Rule file format

When you create rules, you do not define them in the /etc/default/vxassist file. You create the rules in another file and add the path information to /etc/default/vxassist. By default, a rule file is loaded from /etc/default/vxsf_rules. You can override this location in /etc/default/vxassist with the attribute rulefile=/path/rule_file_name. You can also specify additional rule files on the command line.

A rule file uses the following conventions:

Within the rule file, a volume allocation rule has the following format:

volume rule rulename vxassist_attributes

This syntax defines a rule named rulename which is a short-hand for the listed vxassist attributes. Rules can reference other rules using an attribute of rule=rulename[,rulename,...], which adds all the attributes from that rule into the rule currently being defined. The attributes you specify in a rule definition override any conflicting attributes that are in a rule that you specify by reference. You can add a description to a rule with the attribute description=description_text.

The following is a basic rule file. The first rule in the file, base, defines the logtype and persist attributes. The remaining rules in the file - tier0, tier1, and tier2 - reference this rule and also define their own tier-specific attributes. Referencing a rule lets you define attributes in one place and reuse them in other rules.
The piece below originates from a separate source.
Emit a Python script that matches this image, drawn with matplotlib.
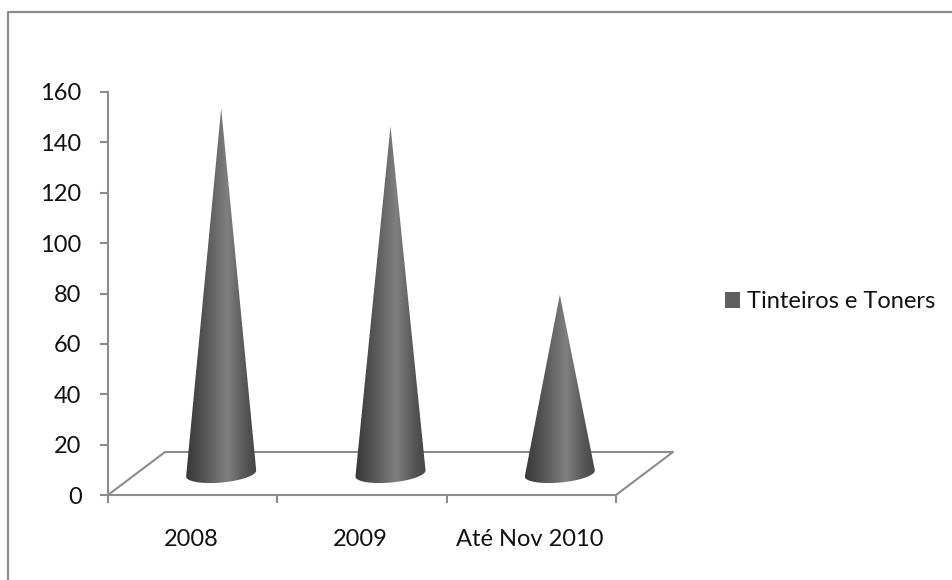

# Create tier 1 volumes mirrored between disk arrays, tier 0 on SSD, 
# and tier 2 as unmirrored. Always use FMR DCO objects.
volume rule base { logtype=dco persist=yes }
volume rule tier0 { rule=base mediatype:ssd tier=tier0 }
volume rule tier1 { rule=base mirror=enclosure tier=tier1 }
volume rule tier2 { rule=base tier=tier2 }

The following rule file contains a more complex definition which runs across several lines.

volume rule appXdb_storage {
    description="Create storage for the database of Application X"
    rule=base	
    siteconsistent=yes	 
    mirror=enclosure
}

By default, a rule file is loaded from /etc/default/vxsf_rules. You can override this location in /etc/default/vxassist. You can also specify additional rule files on the command line.